Fluvanna High School seniors recognized for the arts

By Page H. Gifford

Fluvanna County High School had its first art signing ceremony on May 10 recognizing four students who showed promise in the arts. The Fine and Performing Arts Collegiate Signing Ceremony honored four outstanding students in the arts; Emily Stevens, Willow Harrison, Amya Perry, and Dylan Staton.

“These seniors have not only been accepted to their chosen four-year institutions but have also been accepted into their program of choice as freshman. This is a notable achievement as many colleges do not accept first-year students into these specific programs unless you have completed general education coursework or you are considered exceptional in your chosen field,” said Michelle Coleman, the Fine Arts Department chair and art director for theater at FCHS.

The focus has always been on student-athletes and little attention paid to students who have made amazing contributions to the arts in public schools. Many of these students with just basic training, incredible talent, and embracing the process of creativity and practice have  come a long way in a short time. They now look forward to learning advanced techniques and eventually making their mark in the world of art.

Emily Stevens was accepted into James Madison University for music composition with a concentration in piano studies.

“Music has always been a part of my life. I always knew that I wanted to have a career in music, and specifically become a composer after discovering my passion for film music,” said Stevens. She has been playing the piano for about 13 years, and percussion for about 10. Throughout high school, Emily has been involved in numerous arts programs such as wind ensemble as a percussionist, receiving district and all-state honors, the marching band as drumline captain and percussion caption head, and choir as the piano accompanist for multiple ensembles. “My musical journey has not always been easy, as I have Tourette’s Syndrome and my hand movement is sometimes therefore inhibited. I am proud of the success I have achieved, and I made it into the college of my choice.” She received a piano scholarship and is excited to attend JMU and the experience she says she will gain from her education.

Willow Harrison was accepted into George Mason University’s College of Visual and Performing Arts in the Arts and Visual Technologies program.

“I have always loved creating in one way or another. The longer I take serious art classes, the more I have realized just how much art positively affects my life, and how important it is to me,” said Harrison. “I don’t have any concrete plans for the future, but I like it that way. I hope to take up an apprenticeship in tattooing, teach, work on freelance illustration, and any other job I can get my hands on.”

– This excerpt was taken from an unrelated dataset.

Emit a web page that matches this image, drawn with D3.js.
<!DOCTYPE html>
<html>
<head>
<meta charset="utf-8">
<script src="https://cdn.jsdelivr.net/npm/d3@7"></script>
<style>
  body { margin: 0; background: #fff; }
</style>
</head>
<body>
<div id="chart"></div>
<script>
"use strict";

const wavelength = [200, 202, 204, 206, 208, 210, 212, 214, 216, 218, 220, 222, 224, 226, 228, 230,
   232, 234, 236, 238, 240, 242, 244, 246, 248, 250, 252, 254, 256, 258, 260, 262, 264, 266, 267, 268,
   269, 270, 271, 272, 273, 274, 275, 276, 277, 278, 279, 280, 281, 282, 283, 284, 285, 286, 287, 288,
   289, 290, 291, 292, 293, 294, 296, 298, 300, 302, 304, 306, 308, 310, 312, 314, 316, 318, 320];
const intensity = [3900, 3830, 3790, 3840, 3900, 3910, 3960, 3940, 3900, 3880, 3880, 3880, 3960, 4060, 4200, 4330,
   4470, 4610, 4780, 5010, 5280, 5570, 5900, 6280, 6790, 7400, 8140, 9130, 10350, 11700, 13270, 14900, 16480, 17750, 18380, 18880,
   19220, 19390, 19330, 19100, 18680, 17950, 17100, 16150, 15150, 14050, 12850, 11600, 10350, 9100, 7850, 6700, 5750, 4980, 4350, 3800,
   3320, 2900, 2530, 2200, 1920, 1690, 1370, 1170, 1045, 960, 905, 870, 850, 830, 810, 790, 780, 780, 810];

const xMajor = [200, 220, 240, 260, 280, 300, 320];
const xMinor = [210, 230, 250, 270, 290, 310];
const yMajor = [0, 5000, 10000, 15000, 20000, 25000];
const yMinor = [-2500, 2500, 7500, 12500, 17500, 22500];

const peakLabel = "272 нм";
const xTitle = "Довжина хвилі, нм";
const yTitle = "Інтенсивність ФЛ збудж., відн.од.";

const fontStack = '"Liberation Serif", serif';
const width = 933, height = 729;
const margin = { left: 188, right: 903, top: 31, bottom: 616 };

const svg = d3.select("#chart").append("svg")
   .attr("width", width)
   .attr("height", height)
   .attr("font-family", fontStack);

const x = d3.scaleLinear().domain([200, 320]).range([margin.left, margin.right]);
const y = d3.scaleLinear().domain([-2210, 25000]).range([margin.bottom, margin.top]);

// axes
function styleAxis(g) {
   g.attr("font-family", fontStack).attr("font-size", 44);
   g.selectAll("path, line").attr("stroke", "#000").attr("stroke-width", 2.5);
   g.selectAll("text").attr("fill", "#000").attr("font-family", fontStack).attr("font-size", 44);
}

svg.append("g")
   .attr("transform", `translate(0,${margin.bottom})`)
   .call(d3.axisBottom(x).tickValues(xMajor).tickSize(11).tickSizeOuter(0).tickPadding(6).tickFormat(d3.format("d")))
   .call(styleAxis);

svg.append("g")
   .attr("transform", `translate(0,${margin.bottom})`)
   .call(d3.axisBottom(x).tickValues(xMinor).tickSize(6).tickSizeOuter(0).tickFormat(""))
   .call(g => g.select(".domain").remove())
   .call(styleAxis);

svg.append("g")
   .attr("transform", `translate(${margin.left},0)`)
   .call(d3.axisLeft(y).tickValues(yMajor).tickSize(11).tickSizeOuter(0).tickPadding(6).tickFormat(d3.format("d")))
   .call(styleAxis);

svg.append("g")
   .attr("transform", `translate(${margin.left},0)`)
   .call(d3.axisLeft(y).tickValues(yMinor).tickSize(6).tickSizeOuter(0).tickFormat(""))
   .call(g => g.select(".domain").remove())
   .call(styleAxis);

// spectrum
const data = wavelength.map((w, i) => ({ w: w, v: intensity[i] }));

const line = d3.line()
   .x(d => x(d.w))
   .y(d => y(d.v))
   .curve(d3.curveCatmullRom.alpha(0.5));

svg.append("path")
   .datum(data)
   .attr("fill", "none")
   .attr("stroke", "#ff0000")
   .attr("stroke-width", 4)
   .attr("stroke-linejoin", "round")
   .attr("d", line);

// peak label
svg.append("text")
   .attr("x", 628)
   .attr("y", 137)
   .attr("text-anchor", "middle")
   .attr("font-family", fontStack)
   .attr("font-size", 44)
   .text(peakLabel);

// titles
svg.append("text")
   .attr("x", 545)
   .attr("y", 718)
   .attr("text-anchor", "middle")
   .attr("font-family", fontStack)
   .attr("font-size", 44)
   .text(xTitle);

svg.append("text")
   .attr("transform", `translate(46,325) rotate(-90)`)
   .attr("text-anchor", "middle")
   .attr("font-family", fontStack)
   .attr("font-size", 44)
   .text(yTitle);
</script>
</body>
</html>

Amya Perry was accepted into Virginia Commonwealth University’s Art Foundation program. Perry has been drawing most of her life, a solid foundation for all visual arts. But she credits middle school art teacher Margie Kritzer with inspiring her and igniting her passion for art.  

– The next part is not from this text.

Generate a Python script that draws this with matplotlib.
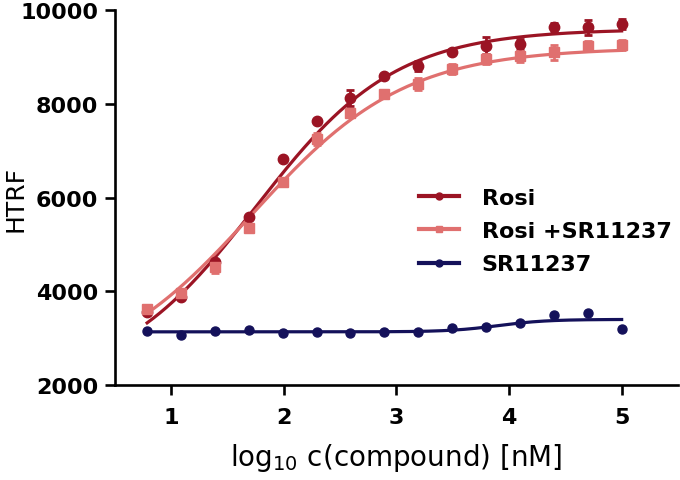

“My art teacher, Mrs. Kritzer, encouraged me to keep drawing and gave me tips that I still use today. She was the first person to make art classes interesting and she boosted my confidence. Without her, I wouldn’t have gotten the foundation I need to pursue art in college,” said Perry. Her goal is to pursue a career in animation or illustration.

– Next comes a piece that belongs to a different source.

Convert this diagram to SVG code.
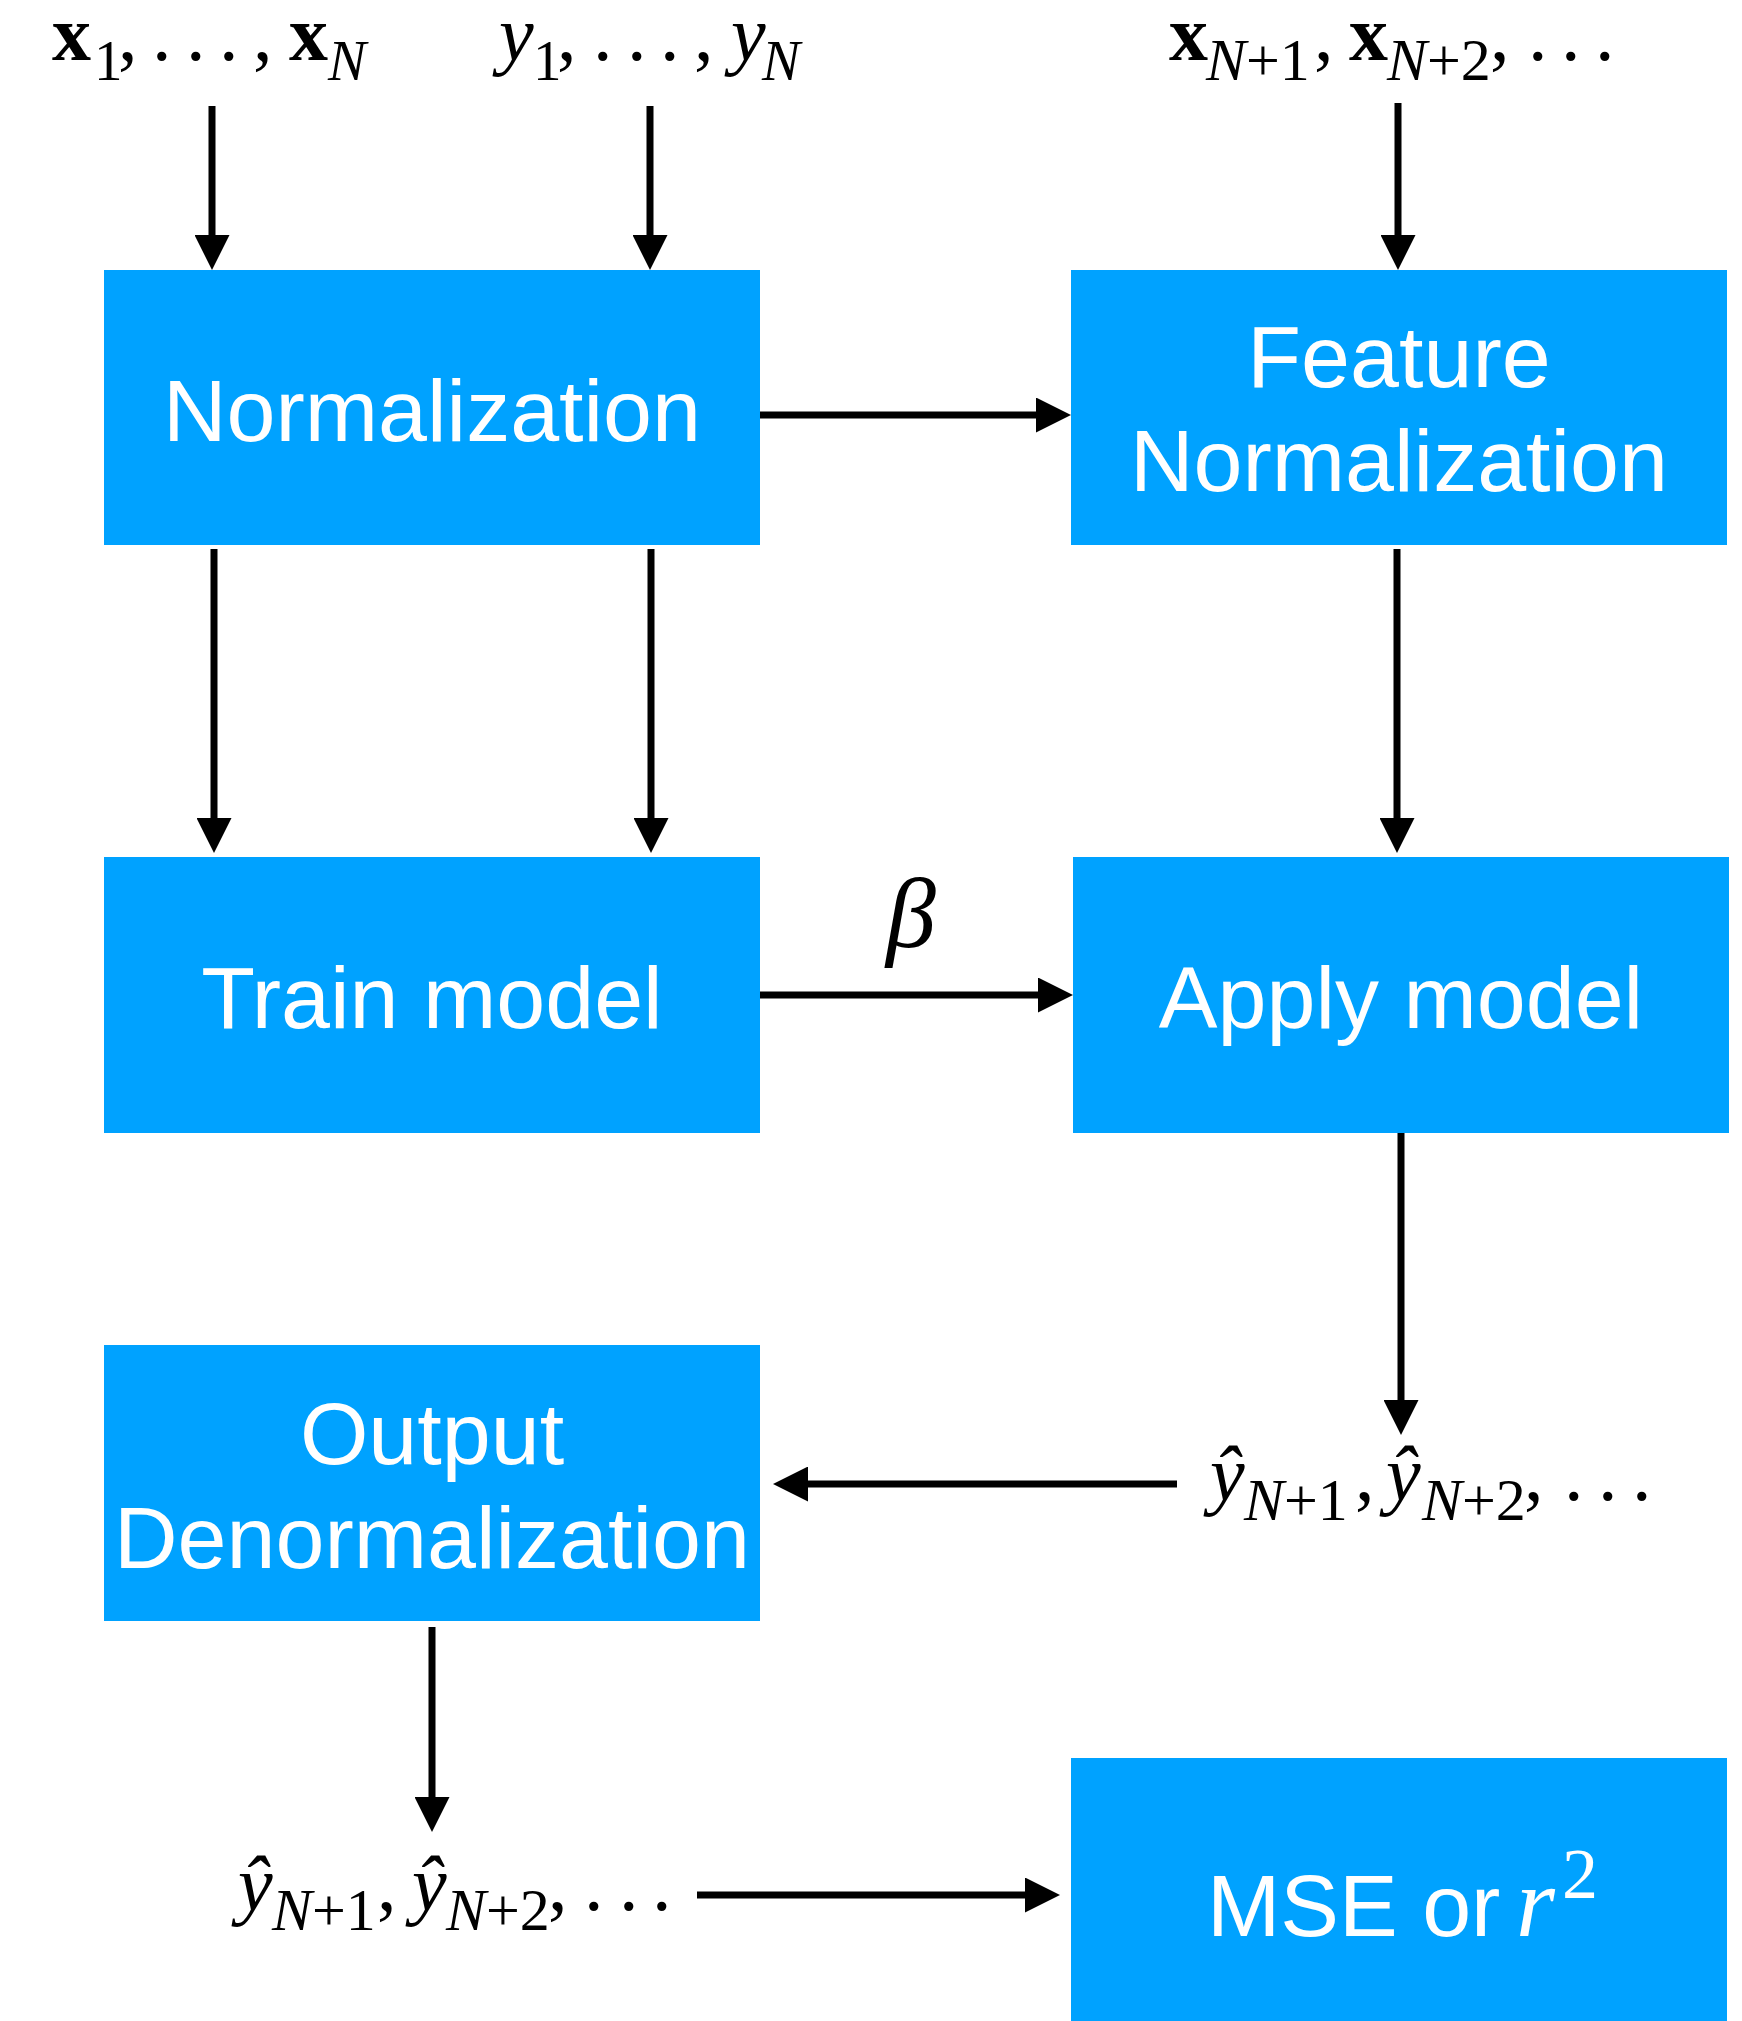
<svg xmlns="http://www.w3.org/2000/svg" width="1742" height="2021" viewBox="0 0 1742 2021">
<style>
.box{fill:#00A2FF}
.lbl{font-family:"Liberation Sans",Arial,sans-serif;font-size:88px;fill:#fff}
.m{font-family:"Liberation Serif","Times New Roman",serif;font-size:78px;fill:#000}
.sub{font-size:57px}
.sub2{font-size:60px}
.b{font-weight:bold}
.i{font-style:italic}
.conn{stroke:#000;stroke-width:7;fill:none}
</style>
<defs>
<marker id="ah" viewBox="0 0 35 35" refX="5" refY="17.5" markerWidth="35" markerHeight="35" markerUnits="userSpaceOnUse" orient="auto">
<path d="M0,0 L35,17.5 L0,35 Z" fill="#000"/>
</marker>
</defs>
<rect width="1742" height="2021" fill="#fff"/>
<g id="connectors">
<line class="conn" x1="212" y1="106" x2="212" y2="240" marker-end="url(#ah)"/>
<line class="conn" x1="650" y1="106" x2="650" y2="240" marker-end="url(#ah)"/>
<line class="conn" x1="1398" y1="103" x2="1398" y2="240" marker-end="url(#ah)"/>
<line class="conn" x1="760" y1="415" x2="1041" y2="415" marker-end="url(#ah)"/>
<line class="conn" x1="214" y1="549" x2="214" y2="823" marker-end="url(#ah)"/>
<line class="conn" x1="651" y1="549" x2="651" y2="823" marker-end="url(#ah)"/>
<line class="conn" x1="1397" y1="549" x2="1397" y2="823" marker-end="url(#ah)"/>
<line class="conn" x1="760" y1="995" x2="1043" y2="995" marker-end="url(#ah)"/>
<line class="conn" x1="1401" y1="1133" x2="1401" y2="1405" marker-end="url(#ah)"/>
<line class="conn" x1="1177" y1="1484" x2="803" y2="1484" marker-end="url(#ah)"/>
<line class="conn" x1="432" y1="1627" x2="432" y2="1802" marker-end="url(#ah)"/>
<line class="conn" x1="697" y1="1895" x2="1030" y2="1895" marker-end="url(#ah)"/>
<text class="m i" x="886" y="947" style="font-size:100px">β</text>
</g>
<g id="in-x">
<text class="m"><tspan class="b" x="52" y="60">x</tspan><tspan class="sub" x="94" y="80">1</tspan><tspan x="118 152 186 219 253" y="60">,...,</tspan><tspan class="b" x="289" y="60">x</tspan><tspan class="sub i" x="328" y="80">N</tspan></text>
</g>
<g id="in-y">
<text class="m"><tspan class="i" x="499" y="60">y</tspan><tspan class="sub" x="533" y="80">1</tspan><tspan x="557 593 627 660 694" y="60">,...,</tspan><tspan class="i" x="731" y="60">y</tspan><tspan class="sub i" x="762" y="80">N</tspan></text>
</g>
<g id="in-xnew">
<text class="m"><tspan class="b" x="1169" y="60">x</tspan><tspan class="sub2" x="1206" y="80"><tspan class="i">N</tspan>+1</tspan><tspan x="1314" y="60">,</tspan><tspan class="b" x="1349" y="60">x</tspan><tspan class="sub2" x="1387" y="80"><tspan class="i">N</tspan>+2</tspan><tspan x="1490 1528 1561 1595" y="60">,...</tspan></text>
</g>
<g id="normalization">
<rect class="box" x="104" y="270" width="656" height="275"/>
<text class="lbl" x="432" y="441" text-anchor="middle">Normalization</text>
</g>
<g id="feature-normalization">
<rect class="box" x="1071" y="270" width="656" height="275"/>
<text class="lbl" x="1399" y="387" text-anchor="middle">Feature</text>
<text class="lbl" x="1399" y="491" text-anchor="middle">Normalization</text>
</g>
<g id="train-model">
<rect class="box" x="104" y="857" width="656" height="276"/>
<text class="lbl" x="432" y="1028" text-anchor="middle">Train model</text>
</g>
<g id="apply-model">
<rect class="box" x="1073" y="857" width="656" height="276"/>
<text class="lbl" x="1401" y="1028" text-anchor="middle">Apply model</text>
</g>
<g id="yhat-norm">
<text class="m"><tspan class="i" x="1210" y="1500">ŷ</tspan><tspan class="sub2" x="1244" y="1520"><tspan class="i">N</tspan>+1</tspan><tspan x="1355" y="1500">,</tspan><tspan class="i" x="1386" y="1500">ŷ</tspan><tspan class="sub2" x="1422" y="1520"><tspan class="i">N</tspan>+2</tspan><tspan x="1524 1564 1598 1632" y="1500">,...</tspan></text>
</g>
<g id="output-denormalization">
<rect class="box" x="104" y="1345" width="656" height="276"/>
<text class="lbl" x="432" y="1464" text-anchor="middle">Output</text>
<text class="lbl" x="432" y="1568" text-anchor="middle">Denormalization</text>
</g>
<g id="yhat-out">
<text class="m"><tspan class="i" x="238" y="1910">ŷ</tspan><tspan class="sub2" x="272" y="1930"><tspan class="i">N</tspan>+1</tspan><tspan x="377" y="1910">,</tspan><tspan class="i" x="412" y="1910">ŷ</tspan><tspan class="sub2" x="446" y="1930"><tspan class="i">N</tspan>+2</tspan><tspan x="548 584 619 652" y="1910">,...</tspan></text>
</g>
<g id="mse">
<rect class="box" x="1071" y="1758" width="656" height="275"/>
<text class="lbl" x="1207" y="1936">MSE or </text>
<text class="m i" x="1516" y="1936" style="font-size:100px;fill:#fff">r</text>
<text class="m" x="1562" y="1898" style="font-size:72px;fill:#fff">2</text>
</g>
</svg>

Dylan Staton was accepted into Eastern Mennonite University for photography.

“I did not always want to go into an arts program in college, but during the COVID pandemic, I began to look at myself closely and was able to figure out what I really wanted to do,” he said. “I have always had a passion for photography from an early age, and now that I have pursued it further, it excites me even more. I can’t wait to grow my knowledge of photography as well as grow into a more creative and whole person.”

These students are the embodiment of learning and creating in a way that will shape society’s future, culture, and the underlying meaning that will affect future generations. It may sound like a lot to put on their shoulders, but their passion and dedication show they are ready for it.